The NYPD in its earliest decades was controlled by Tammany Hall and like the rest of the city agencies it controlled, it handed out political patronage jobs to insure votes. With the NYPD, Tammany Hall bosses used the NYPD to provide jobs to Irish immigrants hoping to insure their vote against the Anglo-political establishment left over from the British colonial era.


In fact, for about 20 years during the mid 19th century (including during the Civil War), NYC had 2 rival police forces, the NYPD, and the Metropolitan Police that was run by New York State’s Anglo establishment in Albany. The 2 forces often were just as busy fighting each other as they were fighting crime.


Early generations of Irish immigrants arriving in NYC were treated just as badly as black people were down south — the Irish were themselves disproportionally imprisoned (90% of NYC inmates by the early 19th century). In addition, Irish immigrants escaping the early to mid 19th century Potato Famine had no love for British.

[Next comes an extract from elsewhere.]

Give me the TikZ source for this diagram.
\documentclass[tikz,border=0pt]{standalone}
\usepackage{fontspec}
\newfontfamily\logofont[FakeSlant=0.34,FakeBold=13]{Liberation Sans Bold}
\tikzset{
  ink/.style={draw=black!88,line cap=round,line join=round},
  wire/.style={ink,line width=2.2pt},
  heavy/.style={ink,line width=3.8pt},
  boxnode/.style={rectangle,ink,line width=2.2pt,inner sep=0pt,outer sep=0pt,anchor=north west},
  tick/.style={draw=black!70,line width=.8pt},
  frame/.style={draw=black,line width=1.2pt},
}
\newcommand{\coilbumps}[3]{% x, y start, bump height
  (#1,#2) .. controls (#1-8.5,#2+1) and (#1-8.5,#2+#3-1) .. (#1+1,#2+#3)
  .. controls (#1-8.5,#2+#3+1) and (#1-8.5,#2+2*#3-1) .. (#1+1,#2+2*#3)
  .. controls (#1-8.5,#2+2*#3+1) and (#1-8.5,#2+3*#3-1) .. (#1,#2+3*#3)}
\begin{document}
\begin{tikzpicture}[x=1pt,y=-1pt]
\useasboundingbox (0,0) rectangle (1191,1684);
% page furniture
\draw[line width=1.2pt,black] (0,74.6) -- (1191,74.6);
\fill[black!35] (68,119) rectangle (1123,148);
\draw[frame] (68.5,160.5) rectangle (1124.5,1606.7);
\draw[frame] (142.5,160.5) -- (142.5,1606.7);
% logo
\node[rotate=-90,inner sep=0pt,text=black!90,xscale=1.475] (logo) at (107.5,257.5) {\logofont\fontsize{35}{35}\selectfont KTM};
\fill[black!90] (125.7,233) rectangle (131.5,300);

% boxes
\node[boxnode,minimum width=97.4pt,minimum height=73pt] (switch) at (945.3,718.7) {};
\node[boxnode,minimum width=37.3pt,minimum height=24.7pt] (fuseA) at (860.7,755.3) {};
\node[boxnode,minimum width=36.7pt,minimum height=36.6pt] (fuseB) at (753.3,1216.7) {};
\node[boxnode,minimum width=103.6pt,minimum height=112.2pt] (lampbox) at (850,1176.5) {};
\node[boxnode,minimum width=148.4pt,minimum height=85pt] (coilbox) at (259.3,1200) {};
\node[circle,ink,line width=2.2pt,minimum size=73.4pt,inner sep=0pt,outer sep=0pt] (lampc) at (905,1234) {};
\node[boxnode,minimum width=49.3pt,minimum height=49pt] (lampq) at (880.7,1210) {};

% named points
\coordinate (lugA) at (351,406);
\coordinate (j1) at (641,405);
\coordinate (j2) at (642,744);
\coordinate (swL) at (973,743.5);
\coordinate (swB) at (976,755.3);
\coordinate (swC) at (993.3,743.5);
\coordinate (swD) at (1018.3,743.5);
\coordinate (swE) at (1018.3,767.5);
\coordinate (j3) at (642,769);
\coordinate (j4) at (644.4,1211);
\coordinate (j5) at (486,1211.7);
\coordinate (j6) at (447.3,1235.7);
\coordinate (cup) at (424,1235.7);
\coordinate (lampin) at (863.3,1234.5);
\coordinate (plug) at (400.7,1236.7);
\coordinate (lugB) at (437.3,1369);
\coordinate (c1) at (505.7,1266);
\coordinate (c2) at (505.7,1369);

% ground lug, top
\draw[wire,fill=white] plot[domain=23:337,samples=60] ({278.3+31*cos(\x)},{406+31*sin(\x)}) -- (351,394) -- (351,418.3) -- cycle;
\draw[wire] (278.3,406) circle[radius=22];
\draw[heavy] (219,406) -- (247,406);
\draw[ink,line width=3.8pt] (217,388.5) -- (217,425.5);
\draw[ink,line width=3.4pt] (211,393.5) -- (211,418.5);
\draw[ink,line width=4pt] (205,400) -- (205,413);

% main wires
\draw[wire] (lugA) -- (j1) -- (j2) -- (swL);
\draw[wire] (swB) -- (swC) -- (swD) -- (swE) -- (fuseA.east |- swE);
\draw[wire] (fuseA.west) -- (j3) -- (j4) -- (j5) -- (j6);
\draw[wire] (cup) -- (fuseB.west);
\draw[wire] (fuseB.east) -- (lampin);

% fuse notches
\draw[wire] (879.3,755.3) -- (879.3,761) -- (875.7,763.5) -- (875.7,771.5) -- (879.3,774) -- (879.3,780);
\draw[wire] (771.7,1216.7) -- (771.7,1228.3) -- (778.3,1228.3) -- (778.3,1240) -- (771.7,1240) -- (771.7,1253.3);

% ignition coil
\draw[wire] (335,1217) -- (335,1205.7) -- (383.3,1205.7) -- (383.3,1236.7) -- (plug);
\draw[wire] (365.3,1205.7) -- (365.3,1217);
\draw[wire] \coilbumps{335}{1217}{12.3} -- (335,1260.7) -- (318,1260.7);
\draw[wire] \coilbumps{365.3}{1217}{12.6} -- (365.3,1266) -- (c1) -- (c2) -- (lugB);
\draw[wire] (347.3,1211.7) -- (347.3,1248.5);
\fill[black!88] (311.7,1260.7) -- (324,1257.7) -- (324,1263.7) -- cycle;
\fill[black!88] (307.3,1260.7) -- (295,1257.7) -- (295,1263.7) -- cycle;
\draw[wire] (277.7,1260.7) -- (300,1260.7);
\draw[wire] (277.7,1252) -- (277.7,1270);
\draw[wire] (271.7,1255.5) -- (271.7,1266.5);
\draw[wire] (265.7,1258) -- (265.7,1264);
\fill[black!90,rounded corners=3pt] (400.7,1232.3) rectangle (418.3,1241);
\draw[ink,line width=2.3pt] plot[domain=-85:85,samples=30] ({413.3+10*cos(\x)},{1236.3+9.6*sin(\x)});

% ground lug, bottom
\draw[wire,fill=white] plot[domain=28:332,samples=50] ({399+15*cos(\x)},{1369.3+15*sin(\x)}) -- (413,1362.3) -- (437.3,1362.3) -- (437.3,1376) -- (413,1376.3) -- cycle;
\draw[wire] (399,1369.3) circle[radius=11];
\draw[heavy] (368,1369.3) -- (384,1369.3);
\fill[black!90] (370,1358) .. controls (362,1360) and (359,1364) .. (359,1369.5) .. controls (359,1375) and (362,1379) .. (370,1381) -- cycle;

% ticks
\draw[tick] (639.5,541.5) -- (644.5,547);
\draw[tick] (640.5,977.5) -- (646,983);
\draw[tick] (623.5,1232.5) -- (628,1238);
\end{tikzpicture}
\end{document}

In fact, in many parts of early 19th century America, Irish immigrants and Blacks in the north were often crowded in the same slum neighborhoods. At the time Anglo-American establishment did not consider the Irish “white”.So as a result, of Tammany Hall using Irish immigrants to fill the NYPD ranks for their own political agenda, the NYPD became alomst totally Irish giving rise to the stereotypical “Irish copper” caricature along with the anti-Irish term “paddy wagon”.


By the beginning of the 20th century, the NYPD was so dominated by the Irish, there was even hostility towards newly arriving Italian immigrants and other European immigrants joining the force – let alone Black people. Again, unlike now many Eurupeans especially from southern Europe were not considered “white” at the time. “Whiteness” has changed over the generations but thats another discussion.


The history of the NYPD like so many other entites in this country is often the reflection of the history of classism, racism and racial clasification. With regards to policing in NYC, we live with this legacy to this day with the issue of police brutality, racial profiling, stop and frisk.Anyone who may be interested in the history of the NYPD earliest days should read the book “Low Life” by Luc Sante. It’s a unflattering look at NYC’s history of class, race, crime and vice from the early 1800’s to the 1920s. Sante devotes a chapter to the NYPD.